Material to process –
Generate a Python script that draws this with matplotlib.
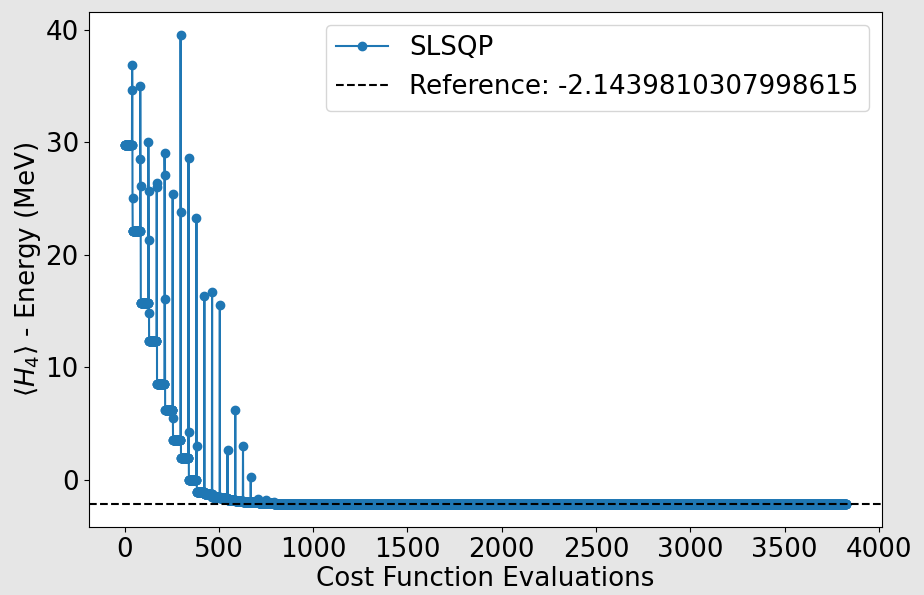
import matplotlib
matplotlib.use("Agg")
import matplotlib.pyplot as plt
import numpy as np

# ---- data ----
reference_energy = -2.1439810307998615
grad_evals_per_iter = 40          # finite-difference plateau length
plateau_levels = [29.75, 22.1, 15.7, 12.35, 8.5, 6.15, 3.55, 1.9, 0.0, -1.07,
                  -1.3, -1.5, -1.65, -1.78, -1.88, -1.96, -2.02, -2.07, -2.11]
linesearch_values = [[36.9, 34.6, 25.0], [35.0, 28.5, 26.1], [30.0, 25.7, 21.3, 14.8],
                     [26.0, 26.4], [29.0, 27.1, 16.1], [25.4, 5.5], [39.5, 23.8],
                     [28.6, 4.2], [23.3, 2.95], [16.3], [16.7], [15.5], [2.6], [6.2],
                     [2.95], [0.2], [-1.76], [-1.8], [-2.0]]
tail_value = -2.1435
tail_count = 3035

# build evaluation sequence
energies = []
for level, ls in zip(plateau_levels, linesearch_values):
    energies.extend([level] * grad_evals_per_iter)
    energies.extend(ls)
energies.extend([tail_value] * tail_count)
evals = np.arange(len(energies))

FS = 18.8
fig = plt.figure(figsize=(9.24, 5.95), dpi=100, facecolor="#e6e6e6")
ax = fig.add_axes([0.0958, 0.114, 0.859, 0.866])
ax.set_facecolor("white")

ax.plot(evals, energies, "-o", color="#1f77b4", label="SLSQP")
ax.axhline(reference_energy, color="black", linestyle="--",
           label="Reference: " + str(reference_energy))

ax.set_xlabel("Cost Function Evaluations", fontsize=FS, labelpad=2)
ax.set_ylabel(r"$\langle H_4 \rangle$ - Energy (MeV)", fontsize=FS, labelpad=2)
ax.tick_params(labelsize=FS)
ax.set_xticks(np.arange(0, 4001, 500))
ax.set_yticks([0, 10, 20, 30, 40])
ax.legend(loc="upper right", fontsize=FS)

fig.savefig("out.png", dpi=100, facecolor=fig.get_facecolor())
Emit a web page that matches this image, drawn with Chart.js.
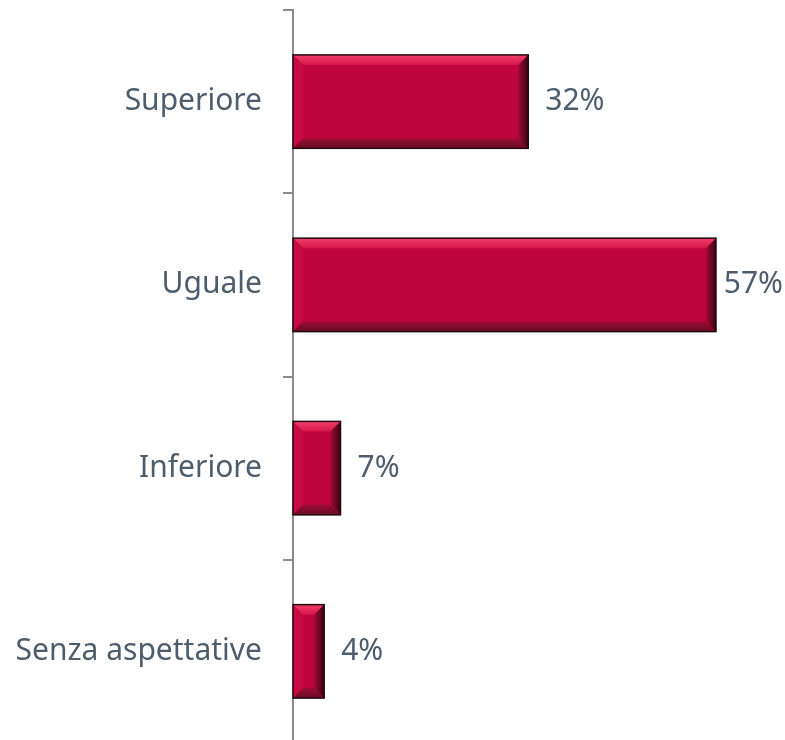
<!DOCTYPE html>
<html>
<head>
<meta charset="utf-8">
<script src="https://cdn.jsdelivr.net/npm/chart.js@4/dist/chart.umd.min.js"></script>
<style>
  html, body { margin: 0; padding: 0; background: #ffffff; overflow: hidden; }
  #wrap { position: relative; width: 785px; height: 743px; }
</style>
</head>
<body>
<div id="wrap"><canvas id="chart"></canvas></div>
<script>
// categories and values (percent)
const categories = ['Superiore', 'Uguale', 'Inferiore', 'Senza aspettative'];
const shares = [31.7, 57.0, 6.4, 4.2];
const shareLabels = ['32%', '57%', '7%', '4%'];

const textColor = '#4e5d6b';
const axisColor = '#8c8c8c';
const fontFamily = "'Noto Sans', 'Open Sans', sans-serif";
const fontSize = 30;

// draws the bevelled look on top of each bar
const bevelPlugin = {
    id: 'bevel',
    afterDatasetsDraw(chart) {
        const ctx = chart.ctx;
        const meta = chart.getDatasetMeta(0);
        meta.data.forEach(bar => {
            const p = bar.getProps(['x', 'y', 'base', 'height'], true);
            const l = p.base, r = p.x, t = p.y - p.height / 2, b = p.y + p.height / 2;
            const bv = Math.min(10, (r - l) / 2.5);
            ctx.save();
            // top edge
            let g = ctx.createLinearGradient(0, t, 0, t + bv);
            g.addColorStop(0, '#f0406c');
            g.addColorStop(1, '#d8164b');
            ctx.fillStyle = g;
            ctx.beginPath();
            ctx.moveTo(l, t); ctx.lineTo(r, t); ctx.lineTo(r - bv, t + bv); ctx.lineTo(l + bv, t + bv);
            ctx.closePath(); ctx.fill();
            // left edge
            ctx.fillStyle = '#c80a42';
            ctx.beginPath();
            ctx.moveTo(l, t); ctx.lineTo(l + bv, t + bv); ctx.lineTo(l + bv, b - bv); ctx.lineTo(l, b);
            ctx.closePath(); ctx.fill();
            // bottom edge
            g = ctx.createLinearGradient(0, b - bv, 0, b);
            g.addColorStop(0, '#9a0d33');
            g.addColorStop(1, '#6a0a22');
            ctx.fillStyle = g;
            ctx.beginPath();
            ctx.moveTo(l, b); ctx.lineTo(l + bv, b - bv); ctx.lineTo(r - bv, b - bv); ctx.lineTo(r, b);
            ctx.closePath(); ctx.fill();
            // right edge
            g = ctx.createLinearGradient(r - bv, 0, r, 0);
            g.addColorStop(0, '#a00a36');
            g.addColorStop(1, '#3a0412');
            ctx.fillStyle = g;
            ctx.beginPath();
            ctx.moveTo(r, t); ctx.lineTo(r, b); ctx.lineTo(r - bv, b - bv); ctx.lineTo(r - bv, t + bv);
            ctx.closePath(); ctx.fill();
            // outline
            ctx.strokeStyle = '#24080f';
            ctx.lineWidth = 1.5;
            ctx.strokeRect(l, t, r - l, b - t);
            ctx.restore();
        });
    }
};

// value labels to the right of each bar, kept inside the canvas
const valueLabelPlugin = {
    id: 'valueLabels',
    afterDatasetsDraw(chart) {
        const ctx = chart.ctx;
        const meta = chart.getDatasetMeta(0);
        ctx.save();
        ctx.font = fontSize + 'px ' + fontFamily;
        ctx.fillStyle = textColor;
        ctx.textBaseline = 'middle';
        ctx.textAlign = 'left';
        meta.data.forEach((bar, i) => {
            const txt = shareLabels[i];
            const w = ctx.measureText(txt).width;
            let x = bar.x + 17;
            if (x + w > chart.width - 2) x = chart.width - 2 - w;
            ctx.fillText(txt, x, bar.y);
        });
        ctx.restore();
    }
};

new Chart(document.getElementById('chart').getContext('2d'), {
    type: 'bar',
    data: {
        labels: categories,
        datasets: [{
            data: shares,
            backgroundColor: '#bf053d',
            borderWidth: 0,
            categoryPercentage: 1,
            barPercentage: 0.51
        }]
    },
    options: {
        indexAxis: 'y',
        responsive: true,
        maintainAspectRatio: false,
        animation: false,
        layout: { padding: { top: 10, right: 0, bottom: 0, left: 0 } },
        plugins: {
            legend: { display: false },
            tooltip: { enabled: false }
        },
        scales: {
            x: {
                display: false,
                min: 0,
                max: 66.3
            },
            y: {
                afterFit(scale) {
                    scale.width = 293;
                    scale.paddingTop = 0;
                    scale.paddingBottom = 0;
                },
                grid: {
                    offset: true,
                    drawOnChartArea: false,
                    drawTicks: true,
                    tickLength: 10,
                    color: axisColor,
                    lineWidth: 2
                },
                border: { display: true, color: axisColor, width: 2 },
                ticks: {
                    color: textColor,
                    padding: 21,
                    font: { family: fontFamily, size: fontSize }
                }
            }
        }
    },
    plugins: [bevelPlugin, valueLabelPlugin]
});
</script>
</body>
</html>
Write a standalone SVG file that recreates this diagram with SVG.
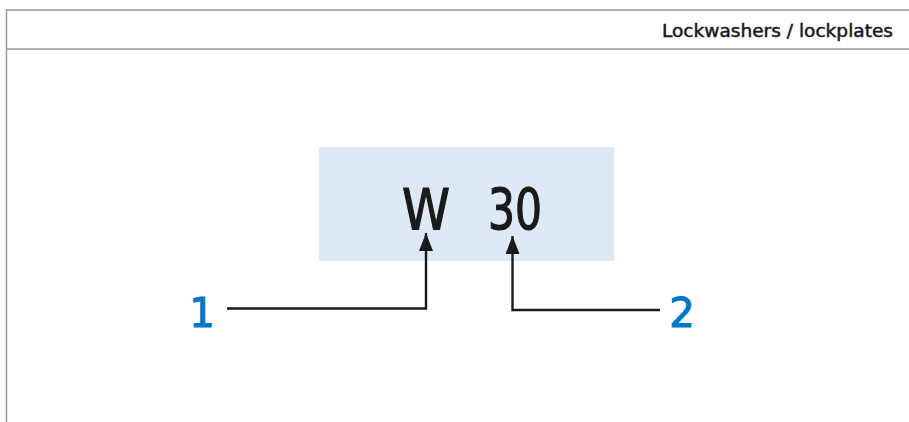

Problem –
Retype each record exactly as it stands, but do not include the pictures.

Expected output –
Generate a Python script that draws this with matplotlib.
import matplotlib
matplotlib.use("Agg")
import matplotlib.pyplot as plt
import numpy as np

# ---- data ----
reference_energy = -2.1439810307998615
grad_evals_per_iter = 40          # finite-difference plateau length
plateau_levels = [29.75, 22.1, 15.7, 12.35, 8.5, 6.15, 3.55, 1.9, 0.0, -1.07,
                  -1.3, -1.5, -1.65, -1.78, -1.88, -1.96, -2.02, -2.07, -2.11]
linesearch_values = [[36.9, 34.6, 25.0], [35.0, 28.5, 26.1], [30.0, 25.7, 21.3, 14.8],
                     [26.0, 26.4], [29.0, 27.1, 16.1], [25.4, 5.5], [39.5, 23.8],
                     [28.6, 4.2], [23.3, 2.95], [16.3], [16.7], [15.5], [2.6], [6.2],
                     [2.95], [0.2], [-1.76], [-1.8], [-2.0]]
tail_value = -2.1435
tail_count = 3035

# build evaluation sequence
energies = []
for level, ls in zip(plateau_levels, linesearch_values):
    energies.extend([level] * grad_evals_per_iter)
    energies.extend(ls)
energies.extend([tail_value] * tail_count)
evals = np.arange(len(energies))

FS = 18.8
fig = plt.figure(figsize=(9.24, 5.95), dpi=100, facecolor="#e6e6e6")
ax = fig.add_axes([0.0958, 0.114, 0.859, 0.866])
ax.set_facecolor("white")

ax.plot(evals, energies, "-o", color="#1f77b4", label="SLSQP")
ax.axhline(reference_energy, color="black", linestyle="--",
           label="Reference: " + str(reference_energy))

ax.set_xlabel("Cost Function Evaluations", fontsize=FS, labelpad=2)
ax.set_ylabel(r"$\langle H_4 \rangle$ - Energy (MeV)", fontsize=FS, labelpad=2)
ax.tick_params(labelsize=FS)
ax.set_xticks(np.arange(0, 4001, 500))
ax.set_yticks([0, 10, 20, 30, 40])
ax.legend(loc="upper right", fontsize=FS)

fig.savefig("out.png", dpi=100, facecolor=fig.get_facecolor())
Emit a web page that matches this image, drawn with Chart.js.
<!DOCTYPE html>
<html>
<head>
<meta charset="utf-8">
<script src="https://cdn.jsdelivr.net/npm/chart.js@4/dist/chart.umd.min.js"></script>
<style>
  html, body { margin: 0; padding: 0; background: #ffffff; overflow: hidden; }
  #wrap { position: relative; width: 785px; height: 743px; }
</style>
</head>
<body>
<div id="wrap"><canvas id="chart"></canvas></div>
<script>
// categories and values (percent)
const categories = ['Superiore', 'Uguale', 'Inferiore', 'Senza aspettative'];
const shares = [31.7, 57.0, 6.4, 4.2];
const shareLabels = ['32%', '57%', '7%', '4%'];

const textColor = '#4e5d6b';
const axisColor = '#8c8c8c';
const fontFamily = "'Noto Sans', 'Open Sans', sans-serif";
const fontSize = 30;

// draws the bevelled look on top of each bar
const bevelPlugin = {
    id: 'bevel',
    afterDatasetsDraw(chart) {
        const ctx = chart.ctx;
        const meta = chart.getDatasetMeta(0);
        meta.data.forEach(bar => {
            const p = bar.getProps(['x', 'y', 'base', 'height'], true);
            const l = p.base, r = p.x, t = p.y - p.height / 2, b = p.y + p.height / 2;
            const bv = Math.min(10, (r - l) / 2.5);
            ctx.save();
            // top edge
            let g = ctx.createLinearGradient(0, t, 0, t + bv);
            g.addColorStop(0, '#f0406c');
            g.addColorStop(1, '#d8164b');
            ctx.fillStyle = g;
            ctx.beginPath();
            ctx.moveTo(l, t); ctx.lineTo(r, t); ctx.lineTo(r - bv, t + bv); ctx.lineTo(l + bv, t + bv);
            ctx.closePath(); ctx.fill();
            // left edge
            ctx.fillStyle = '#c80a42';
            ctx.beginPath();
            ctx.moveTo(l, t); ctx.lineTo(l + bv, t + bv); ctx.lineTo(l + bv, b - bv); ctx.lineTo(l, b);
            ctx.closePath(); ctx.fill();
            // bottom edge
            g = ctx.createLinearGradient(0, b - bv, 0, b);
            g.addColorStop(0, '#9a0d33');
            g.addColorStop(1, '#6a0a22');
            ctx.fillStyle = g;
            ctx.beginPath();
            ctx.moveTo(l, b); ctx.lineTo(l + bv, b - bv); ctx.lineTo(r - bv, b - bv); ctx.lineTo(r, b);
            ctx.closePath(); ctx.fill();
            // right edge
            g = ctx.createLinearGradient(r - bv, 0, r, 0);
            g.addColorStop(0, '#a00a36');
            g.addColorStop(1, '#3a0412');
            ctx.fillStyle = g;
            ctx.beginPath();
            ctx.moveTo(r, t); ctx.lineTo(r, b); ctx.lineTo(r - bv, b - bv); ctx.lineTo(r - bv, t + bv);
            ctx.closePath(); ctx.fill();
            // outline
            ctx.strokeStyle = '#24080f';
            ctx.lineWidth = 1.5;
            ctx.strokeRect(l, t, r - l, b - t);
            ctx.restore();
        });
    }
};

// value labels to the right of each bar, kept inside the canvas
const valueLabelPlugin = {
    id: 'valueLabels',
    afterDatasetsDraw(chart) {
        const ctx = chart.ctx;
        const meta = chart.getDatasetMeta(0);
        ctx.save();
        ctx.font = fontSize + 'px ' + fontFamily;
        ctx.fillStyle = textColor;
        ctx.textBaseline = 'middle';
        ctx.textAlign = 'left';
        meta.data.forEach((bar, i) => {
            const txt = shareLabels[i];
            const w = ctx.measureText(txt).width;
            let x = bar.x + 17;
            if (x + w > chart.width - 2) x = chart.width - 2 - w;
            ctx.fillText(txt, x, bar.y);
        });
        ctx.restore();
    }
};

new Chart(document.getElementById('chart').getContext('2d'), {
    type: 'bar',
    data: {
        labels: categories,
        datasets: [{
            data: shares,
            backgroundColor: '#bf053d',
            borderWidth: 0,
            categoryPercentage: 1,
            barPercentage: 0.51
        }]
    },
    options: {
        indexAxis: 'y',
        responsive: true,
        maintainAspectRatio: false,
        animation: false,
        layout: { padding: { top: 10, right: 0, bottom: 0, left: 0 } },
        plugins: {
            legend: { display: false },
            tooltip: { enabled: false }
        },
        scales: {
            x: {
                display: false,
                min: 0,
                max: 66.3
            },
            y: {
                afterFit(scale) {
                    scale.width = 293;
                    scale.paddingTop = 0;
                    scale.paddingBottom = 0;
                },
                grid: {
                    offset: true,
                    drawOnChartArea: false,
                    drawTicks: true,
                    tickLength: 10,
                    color: axisColor,
                    lineWidth: 2
                },
                border: { display: true, color: axisColor, width: 2 },
                ticks: {
                    color: textColor,
                    padding: 21,
                    font: { family: fontFamily, size: fontSize }
                }
            }
        }
    },
    plugins: [bevelPlugin, valueLabelPlugin]
});
</script>
</body>
</html>
Write a standalone SVG file that recreates this diagram with SVG.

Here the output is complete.